RAW DATA:

---

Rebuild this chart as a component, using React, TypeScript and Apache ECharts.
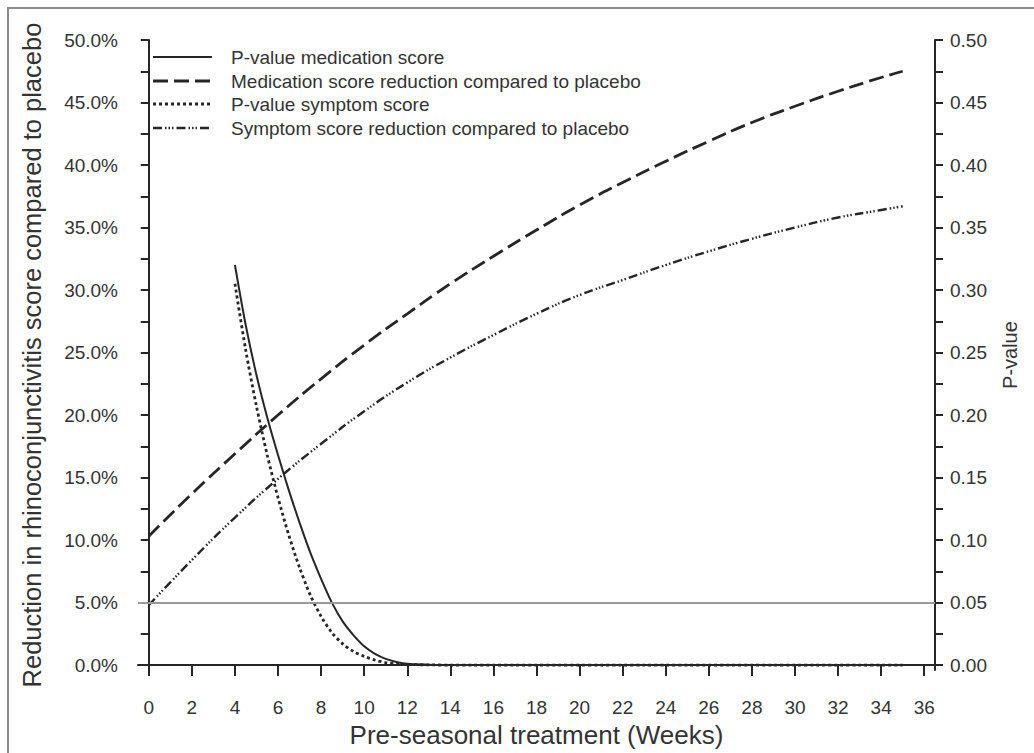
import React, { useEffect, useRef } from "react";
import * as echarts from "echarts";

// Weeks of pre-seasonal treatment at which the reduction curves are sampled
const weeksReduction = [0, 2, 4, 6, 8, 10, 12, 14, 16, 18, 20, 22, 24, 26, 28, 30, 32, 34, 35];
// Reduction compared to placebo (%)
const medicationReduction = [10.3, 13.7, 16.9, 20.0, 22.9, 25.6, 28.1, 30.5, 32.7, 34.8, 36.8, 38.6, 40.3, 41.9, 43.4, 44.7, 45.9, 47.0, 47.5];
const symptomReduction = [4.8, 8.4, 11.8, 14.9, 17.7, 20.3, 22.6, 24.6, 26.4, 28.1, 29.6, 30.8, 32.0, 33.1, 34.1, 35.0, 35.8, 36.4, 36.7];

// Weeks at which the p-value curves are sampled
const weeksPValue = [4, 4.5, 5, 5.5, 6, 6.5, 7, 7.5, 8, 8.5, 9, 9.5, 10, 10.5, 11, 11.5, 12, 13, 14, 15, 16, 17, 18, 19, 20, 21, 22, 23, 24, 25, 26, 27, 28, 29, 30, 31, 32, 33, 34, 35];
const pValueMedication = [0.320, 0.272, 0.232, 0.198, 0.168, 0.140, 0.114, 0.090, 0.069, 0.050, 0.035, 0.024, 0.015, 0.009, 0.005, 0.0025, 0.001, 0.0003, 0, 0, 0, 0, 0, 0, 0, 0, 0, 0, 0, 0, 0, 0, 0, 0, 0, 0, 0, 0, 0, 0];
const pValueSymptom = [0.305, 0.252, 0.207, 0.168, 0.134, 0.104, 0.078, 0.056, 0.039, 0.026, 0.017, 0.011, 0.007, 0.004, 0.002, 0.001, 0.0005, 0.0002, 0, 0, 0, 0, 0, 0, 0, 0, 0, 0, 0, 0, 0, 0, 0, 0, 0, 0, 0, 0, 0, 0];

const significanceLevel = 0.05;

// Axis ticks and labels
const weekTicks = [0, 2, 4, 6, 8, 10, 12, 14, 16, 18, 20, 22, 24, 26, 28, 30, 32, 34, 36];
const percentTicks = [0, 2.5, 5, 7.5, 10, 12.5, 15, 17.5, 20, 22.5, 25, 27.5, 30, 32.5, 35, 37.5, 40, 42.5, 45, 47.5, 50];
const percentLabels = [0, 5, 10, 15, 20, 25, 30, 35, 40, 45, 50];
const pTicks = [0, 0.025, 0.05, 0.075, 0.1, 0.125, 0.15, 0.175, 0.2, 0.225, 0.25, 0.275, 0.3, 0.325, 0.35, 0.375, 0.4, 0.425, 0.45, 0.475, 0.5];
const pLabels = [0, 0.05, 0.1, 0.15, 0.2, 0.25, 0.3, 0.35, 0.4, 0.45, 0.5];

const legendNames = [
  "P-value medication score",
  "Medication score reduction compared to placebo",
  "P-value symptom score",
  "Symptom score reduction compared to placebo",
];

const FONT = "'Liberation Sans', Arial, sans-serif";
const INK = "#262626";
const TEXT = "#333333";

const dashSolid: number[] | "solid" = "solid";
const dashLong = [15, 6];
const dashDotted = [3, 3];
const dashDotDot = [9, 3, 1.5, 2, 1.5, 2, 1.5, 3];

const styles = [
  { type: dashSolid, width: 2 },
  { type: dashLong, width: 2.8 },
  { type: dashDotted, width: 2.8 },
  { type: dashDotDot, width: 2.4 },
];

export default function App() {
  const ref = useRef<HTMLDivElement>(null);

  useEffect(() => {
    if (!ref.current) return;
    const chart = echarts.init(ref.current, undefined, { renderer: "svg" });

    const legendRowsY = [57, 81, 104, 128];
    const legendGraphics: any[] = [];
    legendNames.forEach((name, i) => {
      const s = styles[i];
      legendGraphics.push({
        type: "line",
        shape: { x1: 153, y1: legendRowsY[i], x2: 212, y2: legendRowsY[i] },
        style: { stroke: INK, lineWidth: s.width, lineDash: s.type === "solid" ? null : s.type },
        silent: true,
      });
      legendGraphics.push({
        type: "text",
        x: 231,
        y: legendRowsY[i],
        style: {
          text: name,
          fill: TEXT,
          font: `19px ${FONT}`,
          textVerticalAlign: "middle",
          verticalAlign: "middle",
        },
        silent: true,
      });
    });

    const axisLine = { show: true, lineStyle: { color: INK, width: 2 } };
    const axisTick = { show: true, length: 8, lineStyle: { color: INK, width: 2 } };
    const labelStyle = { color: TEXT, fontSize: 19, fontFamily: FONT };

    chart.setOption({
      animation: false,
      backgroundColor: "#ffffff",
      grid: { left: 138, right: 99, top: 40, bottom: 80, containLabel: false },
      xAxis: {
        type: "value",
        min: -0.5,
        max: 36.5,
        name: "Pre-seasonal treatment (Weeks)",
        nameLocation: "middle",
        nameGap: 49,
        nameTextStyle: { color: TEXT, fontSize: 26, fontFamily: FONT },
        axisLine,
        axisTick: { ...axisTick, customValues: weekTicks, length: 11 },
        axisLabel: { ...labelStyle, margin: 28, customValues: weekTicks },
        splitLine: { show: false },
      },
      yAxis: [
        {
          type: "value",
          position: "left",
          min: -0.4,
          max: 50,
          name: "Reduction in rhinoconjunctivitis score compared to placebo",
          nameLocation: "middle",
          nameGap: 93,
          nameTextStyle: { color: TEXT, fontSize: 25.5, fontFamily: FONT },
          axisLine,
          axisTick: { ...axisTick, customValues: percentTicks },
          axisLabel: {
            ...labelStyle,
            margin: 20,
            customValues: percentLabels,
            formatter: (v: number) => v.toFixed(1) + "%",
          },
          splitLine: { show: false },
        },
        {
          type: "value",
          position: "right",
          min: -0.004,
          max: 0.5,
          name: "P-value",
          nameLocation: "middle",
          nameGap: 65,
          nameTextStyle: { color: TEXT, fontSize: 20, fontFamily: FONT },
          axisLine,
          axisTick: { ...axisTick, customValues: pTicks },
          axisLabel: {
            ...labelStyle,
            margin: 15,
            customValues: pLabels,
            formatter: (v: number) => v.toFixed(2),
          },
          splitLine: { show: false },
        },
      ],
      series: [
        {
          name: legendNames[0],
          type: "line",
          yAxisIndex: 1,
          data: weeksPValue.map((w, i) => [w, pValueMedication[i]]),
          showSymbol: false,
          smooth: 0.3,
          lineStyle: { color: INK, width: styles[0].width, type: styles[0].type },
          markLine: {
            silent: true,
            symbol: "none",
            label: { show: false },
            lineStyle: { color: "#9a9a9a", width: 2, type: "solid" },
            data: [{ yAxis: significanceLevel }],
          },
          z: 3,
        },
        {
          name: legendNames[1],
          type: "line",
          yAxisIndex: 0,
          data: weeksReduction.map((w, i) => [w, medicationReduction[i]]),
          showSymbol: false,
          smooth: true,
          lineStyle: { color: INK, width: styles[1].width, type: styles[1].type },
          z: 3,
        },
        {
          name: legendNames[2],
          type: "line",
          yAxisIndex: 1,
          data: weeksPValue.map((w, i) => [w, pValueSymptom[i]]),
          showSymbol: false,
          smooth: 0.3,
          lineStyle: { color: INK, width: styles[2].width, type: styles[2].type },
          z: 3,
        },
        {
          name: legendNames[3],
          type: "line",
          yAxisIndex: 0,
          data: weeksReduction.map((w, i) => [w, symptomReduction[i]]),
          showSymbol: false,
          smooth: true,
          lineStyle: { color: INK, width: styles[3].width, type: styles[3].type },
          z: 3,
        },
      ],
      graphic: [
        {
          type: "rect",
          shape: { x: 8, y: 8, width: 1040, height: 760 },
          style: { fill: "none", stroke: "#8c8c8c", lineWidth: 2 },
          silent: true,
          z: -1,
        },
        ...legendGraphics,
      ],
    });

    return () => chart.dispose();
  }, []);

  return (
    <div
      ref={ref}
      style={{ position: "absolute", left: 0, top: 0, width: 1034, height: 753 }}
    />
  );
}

---

WHAT YOU WILL DO:
Set the lines above down again, word for word, from the first through the one containing "import * as"; pictures excluded.

CORRECT RESULT:
Rebuild this chart as a component, using React, TypeScript and Apache ECharts.
import React, { useEffect, useRef } from "react";
import * as echarts from "echarts";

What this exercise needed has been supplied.